## Data section:
* * * *

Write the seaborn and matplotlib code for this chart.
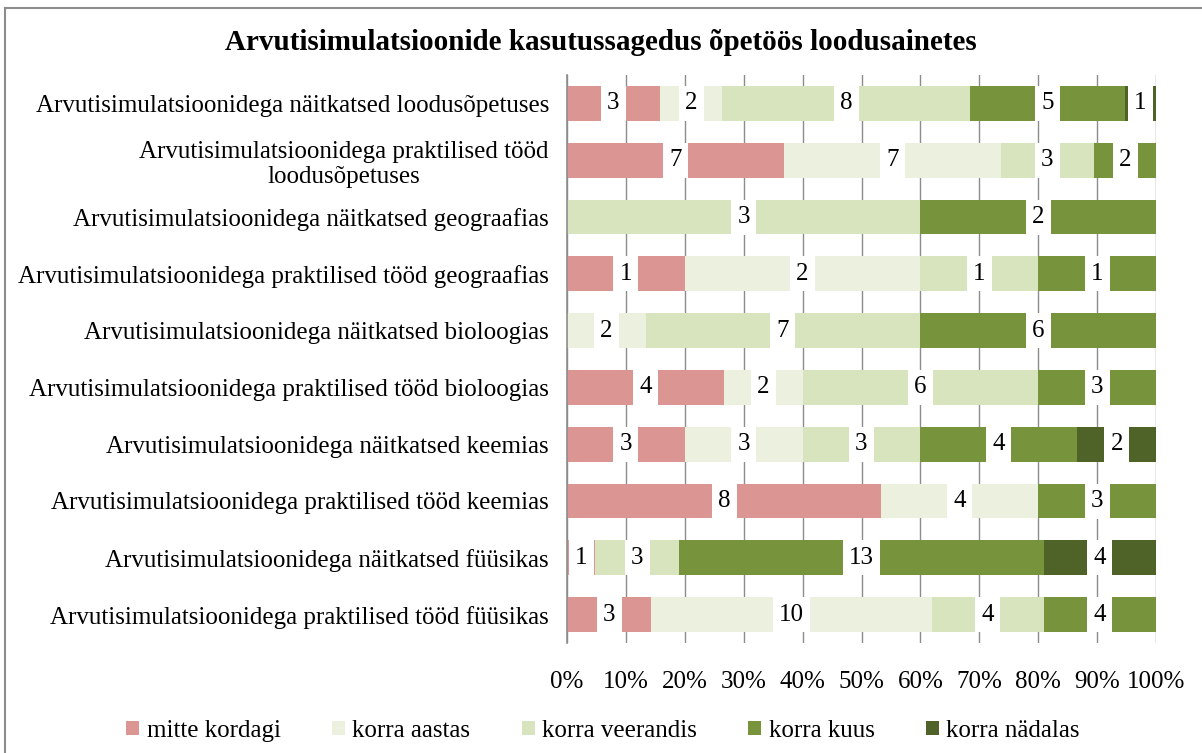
import numpy as np
import pandas as pd
import matplotlib.pyplot as plt
from matplotlib.patches import Patch
from matplotlib.lines import Line2D
from matplotlib.path import Path
import seaborn as sns

categories = [
    'Arvutisimulatsioonidega näitkatsed loodusõpetuses',
    'Arvutisimulatsioonidega praktilised tööd\nloodusõpetuses',
    'Arvutisimulatsioonidega näitkatsed geograafias',
    'Arvutisimulatsioonidega praktilised tööd geograafias',
    'Arvutisimulatsioonidega näitkatsed bioloogias',
    'Arvutisimulatsioonidega praktilised tööd bioloogias',
    'Arvutisimulatsioonidega näitkatsed keemias',
    'Arvutisimulatsioonidega praktilised tööd keemias',
    'Arvutisimulatsioonidega näitkatsed füüsikas',
    'Arvutisimulatsioonidega praktilised tööd füüsikas',
]
series = ['mitte kordagi', 'korra aastas', 'korra veerandis', 'korra kuus', 'korra nädalas']
mitte_kordagi = [3, 7, 0, 1, 0, 4, 3, 8, 1, 3]
korra_aastas = [2, 7, 0, 2, 2, 2, 3, 4, 0, 10]
korra_veerandis = [8, 3, 3, 1, 7, 6, 3, 0, 3, 4]
korra_kuus = [5, 2, 2, 1, 6, 3, 4, 3, 13, 4]
korra_nadalas = [1, 0, 0, 0, 0, 0, 2, 0, 4, 0]
colors = ['#DB9694', '#EBF1DE', '#D7E4BD', '#77933C', '#4F6228']
xticks = np.arange(0, 101, 10)

counts = np.array([mitte_kordagi, korra_aastas, korra_veerandis, korra_kuus, korra_nadalas], dtype=float).T
pct = counts / counts.sum(axis=1, keepdims=True) * 100
cum = pct.cumsum(axis=1)

plt.rcParams['font.family'] = ['Liberation Serif', 'DejaVu Serif']


def label_box(x0, y0, width, height, mutation_size):
    # white box: a little wider than the number, as tall as the bar
    px = 0.25 * mutation_size
    hy = 0.7 * mutation_size
    cy = y0 + height / 2
    xa, xb = x0 - px, x0 + width + px
    return Path([(xa, cy - hy), (xb, cy - hy), (xb, cy + hy), (xa, cy + hy), (xa, cy - hy)],
                closed=True)


fig = plt.figure(figsize=(12.02, 7.53), dpi=100)
ax = fig.add_axes([567 / 1202, 1 - 643 / 753, 589 / 1202, (643 - 75) / 753])

# stacked bars: draw cumulative totals from the right-most series back
for j in range(len(series) - 1, -1, -1):
    df = pd.DataFrame({'cat': categories, 'val': cum[:, j]})
    sns.barplot(data=df, x='val', y='cat', color=colors[j], orient='h',
                width=0.61, saturation=1, ax=ax, zorder=2)

for i in range(len(categories)):
    for j in range(len(series)):
        if counts[i, j] > 0:
            mid = cum[i, j] - pct[i, j] / 2
            ax.text(mid, i, '%d' % counts[i, j], ha='center', va='center',
                    fontsize=18, color='black', zorder=4,
                    bbox=dict(facecolor='white', edgecolor='none', boxstyle=label_box))

ax.set_xlim(0, 100)
ax.set_ylim(len(categories) - 0.5, -0.5)
ax.set_xticks(xticks)
ax.set_xticklabels(['%d%%' % t for t in xticks], fontsize=18)
ax.tick_params(axis='x', length=0, pad=20)
ax.tick_params(axis='y', length=0, pad=13, labelsize=18)
ax.get_yticklabels()[1].set_multialignment('center')
ax.set_xlabel('')
ax.set_ylabel('')
ax.grid(axis='x', color='#8C8C8C', linewidth=1, zorder=0)
ax.set_axisbelow(True)
for s in ['top', 'right', 'bottom']:
    ax.spines[s].set_visible(False)
ax.spines['left'].set_color('#8C8C8C')
ax.spines['left'].set_linewidth(1.2)

fig.suptitle('Arvutisimulatsioonide kasutussagedus õpetöös loodusainetes',
             x=0.5, y=1 - 42 / 753, va='center', fontsize=21, fontweight='bold')

handles = [Patch(facecolor=c, edgecolor='none') for c in colors]
fig.legend(handles, series, loc='center', bbox_to_anchor=(603 / 1202, 1 - 731 / 753), ncol=5,
           frameon=False, fontsize=18, handlelength=0.52, handleheight=0.52,
           handletextpad=0.3, columnspacing=2.05)

# outer chart border (top and left edges visible)
fig.add_artist(Line2D([5 / 1202, 1], [1 - 8 / 753, 1 - 8 / 753], color='#8C8C8C', lw=1.5))
fig.add_artist(Line2D([5 / 1202, 5 / 1202], [0, 1 - 8 / 753], color='#8C8C8C', lw=1.5))

fig.savefig('out.png', dpi=100, facecolor='white')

* * * *

## What to work on:
Write out each line of the listing above, exactly, from its first line to the line holding "import seaborn as sns", inclusive. Skip the pictures.

## Result of this exercise:
Write the seaborn and matplotlib code for this chart.
import numpy as np
import pandas as pd
import matplotlib.pyplot as plt
from matplotlib.patches import Patch
from matplotlib.lines import Line2D
from matplotlib.path import Path
import seaborn as sns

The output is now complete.